Regulation, people-first policies and a checks-and-balances structure has been wrongly, and misleadingly, packaged as needless bureaucracy

Evarist Bartolo
23 August 2017, 7:30am
Franklin Roosevelt signed the Glass-Steagall banking reform act on June 16, 1933
Franklin Roosevelt signed the Glass-Steagall banking reform act on June 16, 1933
Ten years ago the world was in overdrive. Markets were soaring and wealth was being created. Big countries, such as Brazil and India, were being deemed economic miracles. Jobs were aplenty and the world of yore, of tariffs, government subsidies and heavy regulation, was a different planet. 

Then it all fell apart with the bankruptcy of the fifth largest investment bank in the US, Lehman Brothers. It seemed America realised that giving mortgages to people with no income and no assets and then shifting the risk to unsuspecting private investors was not a good thing and could have big consequences, for  the ‘investors’ at least. Most bankers who dealt with the products and knew their contents shifted the risk faster than you could say ‘annual bonus’. The bill, ultimately, was paid by taxpayers, from Athens to Burbank and from Reykjavik to Detroit. 

Almost 10 years on, we still are fighting the repercussions. A number of European countries, such as Greece and Italy, are still facing huge difficulties. There have been some improvements, but we are still far off where we were then.

What the financial crisis showed is the interconnectivity of the global financial and economic systems. The rules have changed because the housing market in Florida affects the textile industry in China. A bad day for Germany affects the rest of Europe. Everything is intertwined and the strings are on top of each other.

The lessons of the 2008 crisis have still not been learnt. In the US, the embedding of commercial and investment banks continues to flourish, in spite of the disasters. Crucial parts of the Glass-Steagall Act, which were important pieces of legislation which ring-fenced banks from their own greed but were repealed and whose repeal led to the crisis, are still shelved despite everything.

There is no doubt that free-market capitalism has produced a lot of wealth. Some of the poorest nations have become economic engines in a few decades. It has served us well, but there is a constant feeling that policy-making, from elected legislators in countries around the world, has become impotent due to the interconnectedness of it all. We are now questioning what we believed to be the home truth a decade ago. A system that seemed invulnerable until 20 years ago, is not serving well huge chunks of society. And it shows. From Washington to London, the strong arm of a disillusioned voter is reigning supreme. 

“We reject the cult of selfish individualism. We do not believe in untrammelled free markets,” read the manifesto. This is not from a Socialist manifesto from the 70s, but straight from Theresa May’s Tory manifesto from this year’s election in Britain. With statements such as these from the Tories, what do we question next, the law of gravity? Jeremy Corbyn’s Labour Party manifesto was, needless to say, equally dramatic.

So where do we go from here? The free-market system is not going to be overthrown anytime soon. This is a good thing. What ought to happen though, is recalibrating. It’s much like the medicine your doctor prescribes to you when you’re sick. Have just enough of it, and you’re better off. Have it all at once, and you’re going to be sicker. 

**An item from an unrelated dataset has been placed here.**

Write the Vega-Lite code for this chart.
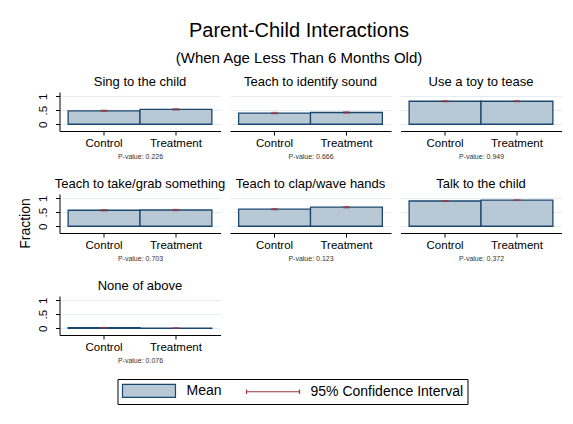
{
  "$schema": "https://vega.github.io/schema/vega-lite/v6.json",
  "background": "white",
  "padding": {"left": 17.5, "top": 20, "right": 5, "bottom": 5},
  "title": {"text": "Parent-Child Interactions", "subtitle": "(When Age Less Than 6 Months Old)", "fontSize": 20, "subtitleFontSize": 15, "subtitleColor": "#000", "color": "#000", "anchor": "middle", "offset": 10, "subtitlePadding": 10, "dx": 9},
  "data": {"values": [
    {"panel": "Sing to the child", "group": "Control", "mean": 0.48, "lo": 0.455, "hi": 0.505},
    {"panel": "Sing to the child", "group": "Treatment", "mean": 0.53, "lo": 0.505, "hi": 0.555},
    {"panel": "Teach to identify sound", "group": "Control", "mean": 0.40, "lo": 0.375, "hi": 0.425},
    {"panel": "Teach to identify sound", "group": "Treatment", "mean": 0.42, "lo": 0.395, "hi": 0.445},
    {"panel": "Use a toy to tease", "group": "Control", "mean": 0.82, "lo": 0.80, "hi": 0.84},
    {"panel": "Use a toy to tease", "group": "Treatment", "mean": 0.82, "lo": 0.80, "hi": 0.84},
    {"panel": "Teach to take/grab something", "group": "Control", "mean": 0.57, "lo": 0.545, "hi": 0.595},
    {"panel": "Teach to take/grab something", "group": "Treatment", "mean": 0.58, "lo": 0.555, "hi": 0.605},
    {"panel": "Teach to clap/wave hands", "group": "Control", "mean": 0.61, "lo": 0.585, "hi": 0.635},
    {"panel": "Teach to clap/wave hands", "group": "Treatment", "mean": 0.68, "lo": 0.655, "hi": 0.705},
    {"panel": "Talk to the child", "group": "Control", "mean": 0.90, "lo": 0.885, "hi": 0.915},
    {"panel": "Talk to the child", "group": "Treatment", "mean": 0.93, "lo": 0.915, "hi": 0.945},
    {"panel": "None of above", "group": "Control", "mean": 0.02, "lo": 0.008, "hi": 0.032},
    {"panel": "None of above", "group": "Treatment", "mean": 0.008, "lo": 0.0, "hi": 0.016}
  ]},
  "bounds": "flush",
  "columns": 3,
  "spacing": {"row": 63, "column": 9.5},
  "concat": [
    {
      "title": "Sing to the child", "width": 161, "height": 39,
      "transform": [{"filter": "datum.panel === 'Sing to the child'"}],
      "encoding": {"x": {"field": "group", "type": "nominal", "scale": {"paddingInner": 0, "paddingOuter": 0.12}, "axis": {"title": "P-value: 0.226"}}},
      "layer": [
        {"mark": {"type": "bar", "fill": "#b8c8d4", "stroke": "#1a476f", "strokeWidth": 1.3}, "encoding": {"y": {"field": "mean", "type": "quantitative", "scale": {"domain": [-0.24, 1.15], "nice": false, "zero": false}, "axis": {"tickCount": 3, "labelExpr": "datum.value === 0.5 ? '.5' : (datum.value === 1 ? '1' : '0')", "labelAngle": -90, "labelOverlap": false, "title": null, "grid": true, "labelPadding": 7, "tickSize": 4}}}},
        {"mark": {"type": "rule", "color": "#a0353b", "strokeWidth": 1}, "encoding": {"y": {"field": "lo", "type": "quantitative"}, "y2": {"field": "hi"}}},
        {"mark": {"type": "tick", "color": "#a0353b", "size": 7, "thickness": 1}, "encoding": {"y": {"field": "lo", "type": "quantitative"}}},
        {"mark": {"type": "tick", "color": "#a0353b", "size": 7, "thickness": 1}, "encoding": {"y": {"field": "hi", "type": "quantitative"}}},
        {"data": {"values": [{"legend": "Mean"}, {"legend": "95% Confidence Interval"}]},
         "mark": {"type": "point", "opacity": 0, "filled": true, "fill": "#b8c8d4"},
         "encoding": {
           "x": {"datum": "Control"},
           "y": {"datum": 0},
           "stroke": {"field": "legend", "type": "nominal", "scale": {"domain": ["Mean", "95% Confidence Interval"], "range": ["#1a476f", "#a0353b"]}, "legend": {"title": null, "orient": "none", "legendX": 58, "legendY": 287, "direction": "horizontal", "strokeColor": "#000", "fillColor": "white", "padding": 4, "labelFontSize": 14, "labelOffset": 50, "columnPadding": 21, "symbolSize": 169, "symbolStrokeWidth": 1.2, "symbolOpacity": 1, "symbolFillColor": "#b8c8d4", "labelColor": "#000"}},
           "shape": {"field": "legend", "type": "nominal", "scale": {"domain": ["Mean", "95% Confidence Interval"], "range": ["M-1,-1H7.15V1H-1Z", "M-1,0H7.15M-1,-0.36V0.36M7.15,-0.36V0.36"]}, "legend": {"title": null}}
         }}
      ]
    },
    {
      "title": "Teach to identify sound", "width": 161, "height": 39,
      "transform": [{"filter": "datum.panel === 'Teach to identify sound'"}],
      "encoding": {"x": {"field": "group", "type": "nominal", "scale": {"paddingInner": 0, "paddingOuter": 0.12}, "axis": {"title": "P-value: 0.666"}}},
      "layer": [
        {"mark": {"type": "bar", "fill": "#b8c8d4", "stroke": "#1a476f", "strokeWidth": 1.3}, "encoding": {"y": {"field": "mean", "type": "quantitative", "scale": {"domain": [-0.24, 1.15], "nice": false, "zero": false}, "axis": {"tickCount": 3, "labels": false, "ticks": false, "domain": false, "title": null, "grid": true}}}},
        {"mark": {"type": "rule", "color": "#a0353b", "strokeWidth": 1}, "encoding": {"y": {"field": "lo", "type": "quantitative"}, "y2": {"field": "hi"}}},
        {"mark": {"type": "tick", "color": "#a0353b", "size": 7, "thickness": 1}, "encoding": {"y": {"field": "lo", "type": "quantitative"}}},
        {"mark": {"type": "tick", "color": "#a0353b", "size": 7, "thickness": 1}, "encoding": {"y": {"field": "hi", "type": "quantitative"}}}
      ]
    },
    {
      "title": "Use a toy to tease", "width": 161, "height": 39,
      "transform": [{"filter": "datum.panel === 'Use a toy to tease'"}],
      "encoding": {"x": {"field": "group", "type": "nominal", "scale": {"paddingInner": 0, "paddingOuter": 0.12}, "axis": {"title": "P-value: 0.949"}}},
      "layer": [
        {"mark": {"type": "bar", "fill": "#b8c8d4", "stroke": "#1a476f", "strokeWidth": 1.3}, "encoding": {"y": {"field": "mean", "type": "quantitative", "scale": {"domain": [-0.24, 1.15], "nice": false, "zero": false}, "axis": {"tickCount": 3, "labels": false, "ticks": false, "domain": false, "title": null, "grid": true}}}},
        {"mark": {"type": "rule", "color": "#a0353b", "strokeWidth": 1}, "encoding": {"y": {"field": "lo", "type": "quantitative"}, "y2": {"field": "hi"}}},
        {"mark": {"type": "tick", "color": "#a0353b", "size": 7, "thickness": 1}, "encoding": {"y": {"field": "lo", "type": "quantitative"}}},
        {"mark": {"type": "tick", "color": "#a0353b", "size": 7, "thickness": 1}, "encoding": {"y": {"field": "hi", "type": "quantitative"}}}
      ]
    },
    {
      "title": "Teach to take/grab something", "width": 161, "height": 39,
      "transform": [{"filter": "datum.panel === 'Teach to take/grab something'"}],
      "encoding": {"x": {"field": "group", "type": "nominal", "scale": {"paddingInner": 0, "paddingOuter": 0.12}, "axis": {"title": "P-value: 0.703"}}},
      "layer": [
        {"mark": {"type": "bar", "fill": "#b8c8d4", "stroke": "#1a476f", "strokeWidth": 1.3}, "encoding": {"y": {"field": "mean", "type": "quantitative", "scale": {"domain": [-0.24, 1.15], "nice": false, "zero": false}, "axis": {"tickCount": 3, "labelExpr": "datum.value === 0.5 ? '.5' : (datum.value === 1 ? '1' : '0')", "labelAngle": -90, "labelOverlap": false, "title": "Fraction", "titleFontSize": 14, "titleY": 29, "titlePadding": 5, "grid": true, "labelPadding": 7, "tickSize": 4}}}},
        {"mark": {"type": "rule", "color": "#a0353b", "strokeWidth": 1}, "encoding": {"y": {"field": "lo", "type": "quantitative"}, "y2": {"field": "hi"}}},
        {"mark": {"type": "tick", "color": "#a0353b", "size": 7, "thickness": 1}, "encoding": {"y": {"field": "lo", "type": "quantitative"}}},
        {"mark": {"type": "tick", "color": "#a0353b", "size": 7, "thickness": 1}, "encoding": {"y": {"field": "hi", "type": "quantitative"}}}
      ]
    },
    {
      "title": "Teach to clap/wave hands", "width": 161, "height": 39,
      "transform": [{"filter": "datum.panel === 'Teach to clap/wave hands'"}],
      "encoding": {"x": {"field": "group", "type": "nominal", "scale": {"paddingInner": 0, "paddingOuter": 0.12}, "axis": {"title": "P-value: 0.123"}}},
      "layer": [
        {"mark": {"type": "bar", "fill": "#b8c8d4", "stroke": "#1a476f", "strokeWidth": 1.3}, "encoding": {"y": {"field": "mean", "type": "quantitative", "scale": {"domain": [-0.24, 1.15], "nice": false, "zero": false}, "axis": {"tickCount": 3, "labels": false, "ticks": false, "domain": false, "title": null, "grid": true}}}},
        {"mark": {"type": "rule", "color": "#a0353b", "strokeWidth": 1}, "encoding": {"y": {"field": "lo", "type": "quantitative"}, "y2": {"field": "hi"}}},
        {"mark": {"type": "tick", "color": "#a0353b", "size": 7, "thickness": 1}, "encoding": {"y": {"field": "lo", "type": "quantitative"}}},
        {"mark": {"type": "tick", "color": "#a0353b", "size": 7, "thickness": 1}, "encoding": {"y": {"field": "hi", "type": "quantitative"}}}
      ]
    },
    {
      "title": "Talk to the child", "width": 161, "height": 39,
      "transform": [{"filter": "datum.panel === 'Talk to the child'"}],
      "encoding": {"x": {"field": "group", "type": "nominal", "scale": {"paddingInner": 0, "paddingOuter": 0.12}, "axis": {"title": "P-value: 0.372"}}},
      "layer": [
        {"mark": {"type": "bar", "fill": "#b8c8d4", "stroke": "#1a476f", "strokeWidth": 1.3}, "encoding": {"y": {"field": "mean", "type": "quantitative", "scale": {"domain": [-0.24, 1.15], "nice": false, "zero": false}, "axis": {"tickCount": 3, "labels": false, "ticks": false, "domain": false, "title": null, "grid": true}}}},
        {"mark": {"type": "rule", "color": "#a0353b", "strokeWidth": 1}, "encoding": {"y": {"field": "lo", "type": "quantitative"}, "y2": {"field": "hi"}}},
        {"mark": {"type": "tick", "color": "#a0353b", "size": 7, "thickness": 1}, "encoding": {"y": {"field": "lo", "type": "quantitative"}}},
        {"mark": {"type": "tick", "color": "#a0353b", "size": 7, "thickness": 1}, "encoding": {"y": {"field": "hi", "type": "quantitative"}}}
      ]
    },
    {
      "title": "None of above", "width": 161, "height": 39,
      "transform": [{"filter": "datum.panel === 'None of above'"}],
      "encoding": {"x": {"field": "group", "type": "nominal", "scale": {"paddingInner": 0, "paddingOuter": 0.12}, "axis": {"title": "P-value: 0.076"}}},
      "layer": [
        {"mark": {"type": "bar", "fill": "#b8c8d4", "stroke": "#1a476f", "strokeWidth": 1.3}, "encoding": {"y": {"field": "mean", "type": "quantitative", "scale": {"domain": [-0.24, 1.15], "nice": false, "zero": false}, "axis": {"tickCount": 3, "labelExpr": "datum.value === 0.5 ? '.5' : (datum.value === 1 ? '1' : '0')", "labelAngle": -90, "labelOverlap": false, "title": null, "grid": true, "labelPadding": 7, "tickSize": 4}}}},
        {"mark": {"type": "rule", "color": "#a0353b", "strokeWidth": 1}, "encoding": {"y": {"field": "lo", "type": "quantitative"}, "y2": {"field": "hi"}}},
        {"mark": {"type": "tick", "color": "#a0353b", "size": 7, "thickness": 1}, "encoding": {"y": {"field": "lo", "type": "quantitative"}}},
        {"mark": {"type": "tick", "color": "#a0353b", "size": 7, "thickness": 1}, "encoding": {"y": {"field": "hi", "type": "quantitative"}}}
      ]
    }
  ],
  "config": {
    "font": "Liberation Sans",
    "view": {"stroke": null},
    "title": {"fontSize": 13, "fontWeight": "normal", "color": "#000", "offset": 3.5},
    "axis": {"labelColor": "#000", "titleColor": "#000", "domainColor": "#000", "tickColor": "#000", "gridColor": "#e4eef1", "labelFontSize": 11.5, "titleFontWeight": "normal", "labelOverlap": false},
    "axisX": {"labelAngle": 0, "tickSize": 4, "labelPadding": 2, "titleFontSize": 7, "titleColor": "#333", "titlePadding": 4},
    "axisY": {"tickSize": 4, "labelOverlap": false, "labelFlush": false}
  }
}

Recalibration is important because policy-makers need to do what they’re paid to do: create policies for the common good. It’s about aligning goals, creating checks and balances and sensible policies. Regulation, when just enough, is beneficial and badly-needed.

Zero-hour contracts, for example, are just another by-word for abuse and slave labour. So policies need to be introduced to differentiate between genuine temporary contracts for service, and others where employers are just trying to exploit their  workers. 

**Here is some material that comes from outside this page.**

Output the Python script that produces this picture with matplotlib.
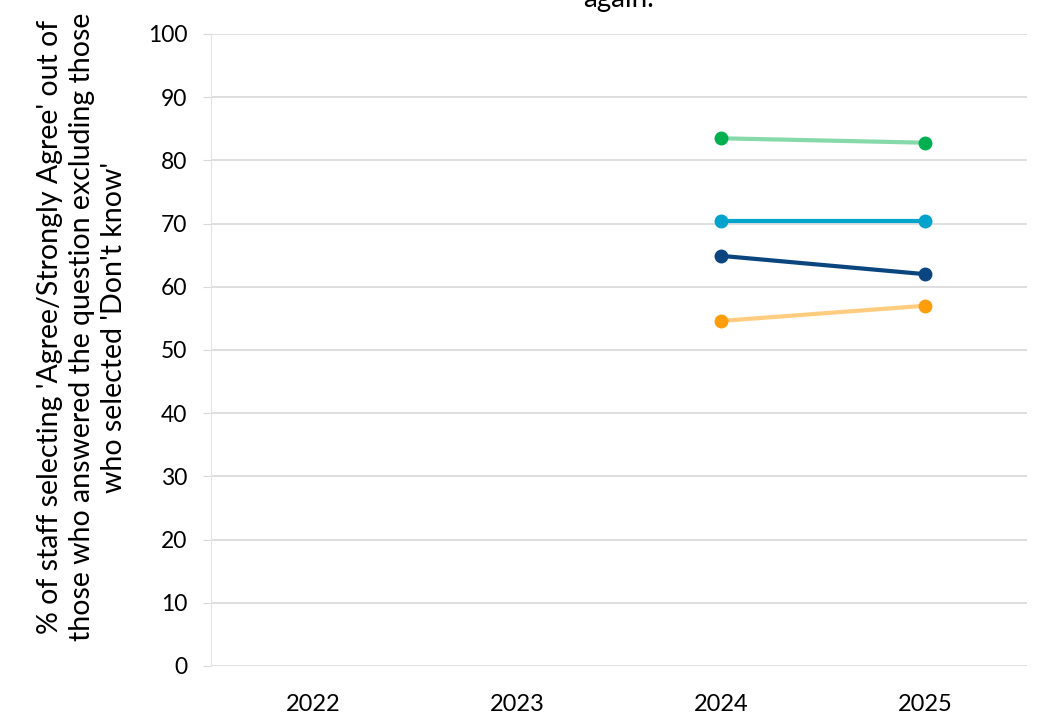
import matplotlib
matplotlib.use("Agg")
import matplotlib.pyplot as plt

plt.rcParams['font.family'] = ['Lato', 'DejaVu Sans']

years = ['2022', '2023', '2024', '2025']
x_pos = [2, 3]

green = [83.5, 82.8]
cyan = [70.4, 70.4]
navy = [64.9, 62.0]
orange = [54.6, 57.0]

series = [
    (green, '#86D9A8', '#00B050'),
    (cyan, '#00A3CC', '#00A3CC'),
    (navy, '#0B457F', '#0B457F'),
    (orange, '#FFCC80', '#FF9E0D'),
]

fig = plt.figure(figsize=(10.38, 7.18), dpi=100)
ax = fig.add_axes([211 / 1038, 1 - 666 / 718, 816 / 1038, 632 / 718])

for vals, line_c, mark_c in series:
    ax.plot(x_pos, vals, color=line_c, lw=3, solid_capstyle='butt', zorder=3)
    ax.plot(x_pos, vals, 'o', color=mark_c, markersize=9, zorder=4)

ax.set_xlim(-0.5, 3.5)
ax.set_ylim(0, 100)
ax.set_yticks(range(0, 101, 10))
ax.set_xticks(range(len(years)))
ax.set_xticklabels(years)
ax.grid(axis='y', color='#D9D9D9', lw=1.2)
ax.set_axisbelow(True)
for s in ['top', 'right', 'bottom']:
    ax.spines[s].set_visible(False)
ax.spines['left'].set_color('#DCE6F0')
ax.tick_params(axis='y', length=6, color='#D9D9D9', labelsize=16.5, pad=11)
ax.tick_params(axis='x', length=0, labelsize=17, pad=20)

ax.set_ylabel("% of staff selecting 'Agree/Strongly Agree' out of\n"
              "those who answered the question excluding those\n"
              "who selected 'Don't know'", fontsize=20.5, linespacing=1.3,
              ha='center', va='center')
ax.yaxis.set_label_coords((82 - 211) / 816, (666 - 327) / 632)

fig.text(619 / 1038, 1 - 12 / 718, 'again.', ha='center', va='bottom', fontsize=20)

fig.savefig('out.png', dpi=100)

People who have no valued skills in today’s economy can’t just be the sacrificial lambs of a modern world; we must help them through re-training and employment programmes. Bankers who like to gamble with other people’s money should be allowed to gamble – with their own money. Rather than strictly focus on GDP, which can be misguided, more focus should be on wage growth and active labour.

People in many countries are sluggishly embracing populism but that is not the answer. The answer lies in good-old policy-making. Policies that, for once, put people first. Of course, the interconnected economic layout across the globe is complicated. It’s got its perks – war is difficult to play out when everything is so inter-dependent. 

But politicians need to pull up their socks and come up with solutions. Regulation, people-first policies and a checks-and-balances structure has been wrongly, and misleadingly, packaged as needless bureaucracy in today’s global discourse. But without them we run the risk of more populism, more inequality and more hot air from so-called world leaders. God knows we’ve had enough of that.